- Born: Susan Jane Collier 12 October 1938 Manchester, England
- Died: 11 May 2011 (aged 72) London, England
- Occupation: Textile designer
- Known for: Floral print dresses
- Relatives: Patience Collier (mother) Sarah Campbell (sister) Joe Collier (brother)

= Susan Collier =

English textile designer (1938–2011)

Susan Jane Collier (12 October 1938 – 18 May 2011) was an English textile designer. She began in a freelance capacity and sold sketches to scarf brands Richard Allan and Jacquar. Collier joined Liberty in 1961, and specialised in floral prints dresses. She was helped by her sister Sarah Campbell starting in 1968, and co-founded the independent Collier Campbell Ltd studio in 1979.

==Early life==
Collier was born on 12 October 1938 in Manchester. She was the daughter of actress Patience Collier and campaigning pharmacologist Henry Oswald Jackson "Harry" Collier. She had two siblings; a sister Sarah and a brother Joe. Collier became interested in poetry because of her father, as well as an interest in natural forms such as wildlife. She had the importance of hard work and creative thought instilled in her from an early age. Both parents painted pictures of flowers which excited Collier, and they brought her drawer-lining paper and powder paints to practise her skill. She was taken on walks by her father which garnered an interest in nature, and taught her to concentrate on butterflies wings. Collier left school with three O Level qualifications at the age of 15 and attended catering college. She did not attend art school and therefore was not formally trained in the field. Collier moved to London when she was 18, and worked part-time as a theatrical dresser.

==Career==
She started her career as a freelance textile designer in a self-made studio in a spare bedroom in her South London home. She was attracted to the area because of its cultural diversity and class mixture. Collier sold sketches of her work to the scarf brands Richard Allan and Jacqmar. She grew frustrated at another person was using her work under her name, and went to London Prints company Liberty. Collier decided that continue her career, the company would have to purchase two of her designs. They elected to purchase six in 1961 and commissioned further designs. She firstly worked for the Tana Lawn cotton range and specialised in floral prints dresses, and supplied Liberty scarves with designs. Collier began being assisted by her younger sister Sarah Campbell in 1968. That same year she was retained by Liberty. Collier was appointed as Liberty's design and colour consultant on its London Prints’ fabrics and products in 1971, and had responsibility for its apparel, decorative fabrics and accessory ranges. Collier eventually succeeded Bernard Nevill as design consultant.

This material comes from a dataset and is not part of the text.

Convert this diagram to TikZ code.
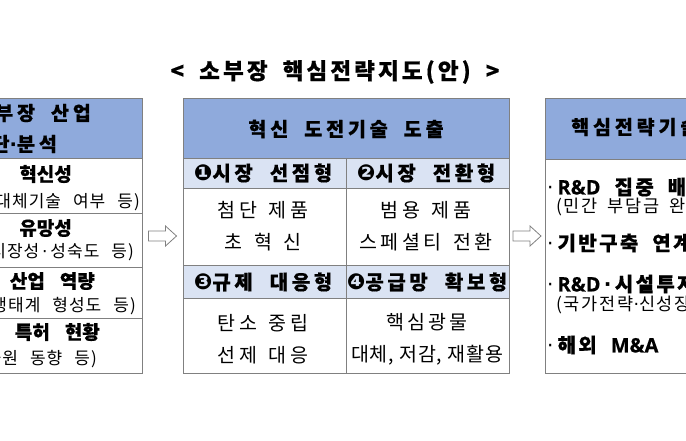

Collier became determined to supply wholesale quantities required for couturiers ready-to-wear collection, and do a similar action for furnishings. She and Campbell founded the independent Collier Campbell Ltd studio in 1979; the two had made the decision to no longer work for other individuals. Collier worked on the design for the first off-the-peg collection by Yves Saint Laurent, along with Bill Gibb, Cacharel, and Daniel Hechter Paris. The company established relationships with several shopping firms. She left Liberty in 1977 which allowed her to retain copyright of her work. Her value was that good designs should be made available to every person. They were commissioned by Habitat to design their textile lifestyle look in 1974, and was the company's major textile converter by 1980. Collier Campbell won the Duke of Edinburgh's designer prize in 1984 for a decorative fabric collection called "six views", and four years later, they were commissioned by Conran to design the carpets Gatwick Airport's North Terminal.

==Personal life and death==
She was twice married: firstly to pharmacologist Andrew Herxheimer in 1961 with whom she had two children, Charlotte and Sophie Herxheimer, and to broadcaster Frank Delany. Both marriages ended in divorce. Collier died in London on 18 May 2011 from cancer.